+++ Dataset excerpts +++
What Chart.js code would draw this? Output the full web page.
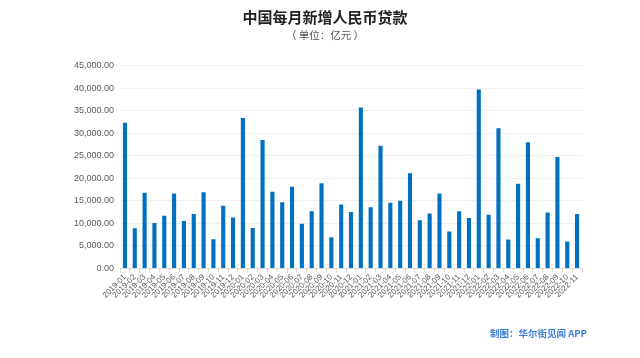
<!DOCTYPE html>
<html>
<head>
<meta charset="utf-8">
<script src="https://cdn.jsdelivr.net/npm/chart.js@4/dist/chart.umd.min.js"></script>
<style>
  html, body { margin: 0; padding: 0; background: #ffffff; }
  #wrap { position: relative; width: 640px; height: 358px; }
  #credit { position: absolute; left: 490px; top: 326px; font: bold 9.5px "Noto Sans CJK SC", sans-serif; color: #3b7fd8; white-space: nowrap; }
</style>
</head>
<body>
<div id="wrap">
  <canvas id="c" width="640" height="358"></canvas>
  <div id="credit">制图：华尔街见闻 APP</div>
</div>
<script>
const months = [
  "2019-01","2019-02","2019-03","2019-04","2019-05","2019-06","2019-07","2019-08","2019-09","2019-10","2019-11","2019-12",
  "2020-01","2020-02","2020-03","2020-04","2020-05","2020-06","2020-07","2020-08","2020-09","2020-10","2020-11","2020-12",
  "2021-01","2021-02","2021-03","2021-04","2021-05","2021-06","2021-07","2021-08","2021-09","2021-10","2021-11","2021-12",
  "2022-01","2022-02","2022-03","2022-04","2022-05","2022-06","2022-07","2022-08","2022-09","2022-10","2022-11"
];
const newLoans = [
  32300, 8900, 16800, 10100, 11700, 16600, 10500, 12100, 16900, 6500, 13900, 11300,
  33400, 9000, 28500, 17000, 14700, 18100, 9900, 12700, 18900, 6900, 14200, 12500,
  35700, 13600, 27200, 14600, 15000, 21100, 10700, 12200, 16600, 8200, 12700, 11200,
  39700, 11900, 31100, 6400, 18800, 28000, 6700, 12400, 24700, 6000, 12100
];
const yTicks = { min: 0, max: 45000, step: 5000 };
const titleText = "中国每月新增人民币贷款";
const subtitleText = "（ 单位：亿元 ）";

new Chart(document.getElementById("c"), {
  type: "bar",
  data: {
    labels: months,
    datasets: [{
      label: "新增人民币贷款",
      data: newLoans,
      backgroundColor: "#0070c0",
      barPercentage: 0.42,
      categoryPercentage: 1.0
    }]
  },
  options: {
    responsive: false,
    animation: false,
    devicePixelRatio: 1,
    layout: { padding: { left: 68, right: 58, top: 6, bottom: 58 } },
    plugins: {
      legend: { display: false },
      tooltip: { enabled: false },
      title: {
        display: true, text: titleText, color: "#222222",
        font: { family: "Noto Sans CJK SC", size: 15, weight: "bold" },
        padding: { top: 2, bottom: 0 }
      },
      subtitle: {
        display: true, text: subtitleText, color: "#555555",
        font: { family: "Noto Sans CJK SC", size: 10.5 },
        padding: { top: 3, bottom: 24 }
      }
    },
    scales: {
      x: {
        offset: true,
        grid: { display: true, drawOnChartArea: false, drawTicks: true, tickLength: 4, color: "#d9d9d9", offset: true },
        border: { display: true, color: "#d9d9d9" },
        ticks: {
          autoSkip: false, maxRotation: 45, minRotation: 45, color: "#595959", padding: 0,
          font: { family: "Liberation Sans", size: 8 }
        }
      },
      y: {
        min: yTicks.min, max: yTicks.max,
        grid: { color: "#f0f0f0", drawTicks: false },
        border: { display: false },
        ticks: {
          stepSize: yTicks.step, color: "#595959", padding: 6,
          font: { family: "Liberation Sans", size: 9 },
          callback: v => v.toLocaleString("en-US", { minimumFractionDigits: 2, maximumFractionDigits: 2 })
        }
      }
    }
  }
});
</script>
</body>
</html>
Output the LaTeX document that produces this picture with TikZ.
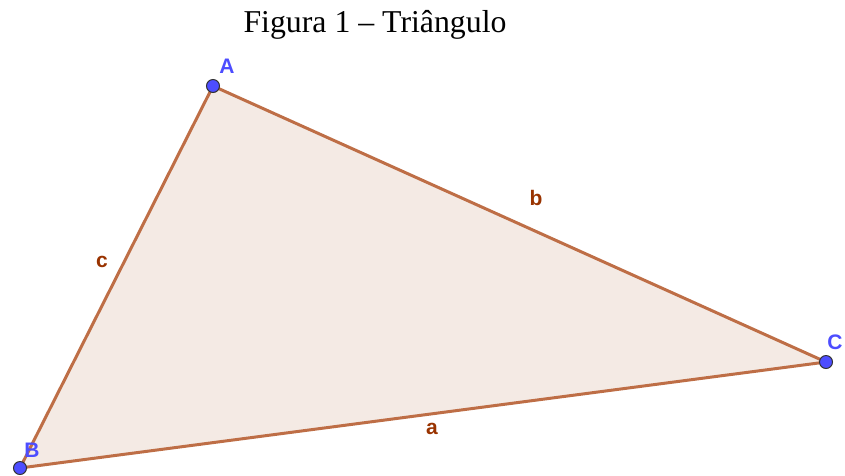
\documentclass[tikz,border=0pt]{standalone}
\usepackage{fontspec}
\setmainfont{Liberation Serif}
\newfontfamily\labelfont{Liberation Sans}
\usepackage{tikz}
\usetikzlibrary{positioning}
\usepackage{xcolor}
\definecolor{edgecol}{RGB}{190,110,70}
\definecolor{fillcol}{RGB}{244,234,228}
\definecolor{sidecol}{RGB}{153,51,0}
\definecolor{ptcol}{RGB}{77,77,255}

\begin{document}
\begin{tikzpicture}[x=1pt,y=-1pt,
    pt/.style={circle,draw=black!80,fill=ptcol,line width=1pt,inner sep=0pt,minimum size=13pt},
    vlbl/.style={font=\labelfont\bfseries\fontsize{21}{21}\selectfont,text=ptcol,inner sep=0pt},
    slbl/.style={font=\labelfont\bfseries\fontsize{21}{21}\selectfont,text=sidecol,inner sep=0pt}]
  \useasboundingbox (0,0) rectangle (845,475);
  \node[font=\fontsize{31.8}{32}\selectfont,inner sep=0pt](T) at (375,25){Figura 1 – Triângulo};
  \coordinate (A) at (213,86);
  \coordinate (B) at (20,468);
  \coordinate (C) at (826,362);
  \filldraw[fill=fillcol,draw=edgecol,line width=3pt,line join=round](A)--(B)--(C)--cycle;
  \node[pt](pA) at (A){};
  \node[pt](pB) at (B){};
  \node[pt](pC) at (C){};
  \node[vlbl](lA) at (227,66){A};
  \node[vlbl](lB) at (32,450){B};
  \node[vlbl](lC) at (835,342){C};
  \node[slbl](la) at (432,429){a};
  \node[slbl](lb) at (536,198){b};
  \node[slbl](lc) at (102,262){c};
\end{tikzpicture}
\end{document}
+++
Using the listing above, copy exactly the lines from the one that contains "Output the LaTeX" through its last line, both included, but not the pictures.

Output the LaTeX document that produces this picture with TikZ.
\documentclass[tikz,border=0pt]{standalone}
\usepackage{fontspec}
\setmainfont{Liberation Serif}
\newfontfamily\labelfont{Liberation Sans}
\usepackage{tikz}
\usetikzlibrary{positioning}
\usepackage{xcolor}
\definecolor{edgecol}{RGB}{190,110,70}
\definecolor{fillcol}{RGB}{244,234,228}
\definecolor{sidecol}{RGB}{153,51,0}
\definecolor{ptcol}{RGB}{77,77,255}

\begin{document}
\begin{tikzpicture}[x=1pt,y=-1pt,
    pt/.style={circle,draw=black!80,fill=ptcol,line width=1pt,inner sep=0pt,minimum size=13pt},
    vlbl/.style={font=\labelfont\bfseries\fontsize{21}{21}\selectfont,text=ptcol,inner sep=0pt},
    slbl/.style={font=\labelfont\bfseries\fontsize{21}{21}\selectfont,text=sidecol,inner sep=0pt}]
  \useasboundingbox (0,0) rectangle (845,475);
  \node[font=\fontsize{31.8}{32}\selectfont,inner sep=0pt](T) at (375,25){Figura 1 – Triângulo};
  \coordinate (A) at (213,86);
  \coordinate (B) at (20,468);
  \coordinate (C) at (826,362);
  \filldraw[fill=fillcol,draw=edgecol,line width=3pt,line join=round](A)--(B)--(C)--cycle;
  \node[pt](pA) at (A){};
  \node[pt](pB) at (B){};
  \node[pt](pC) at (C){};
  \node[vlbl](lA) at (227,66){A};
  \node[vlbl](lB) at (32,450){B};
  \node[vlbl](lC) at (835,342){C};
  \node[slbl](la) at (432,429){a};
  \node[slbl](lb) at (536,198){b};
  \node[slbl](lc) at (102,262){c};
\end{tikzpicture}
\end{document}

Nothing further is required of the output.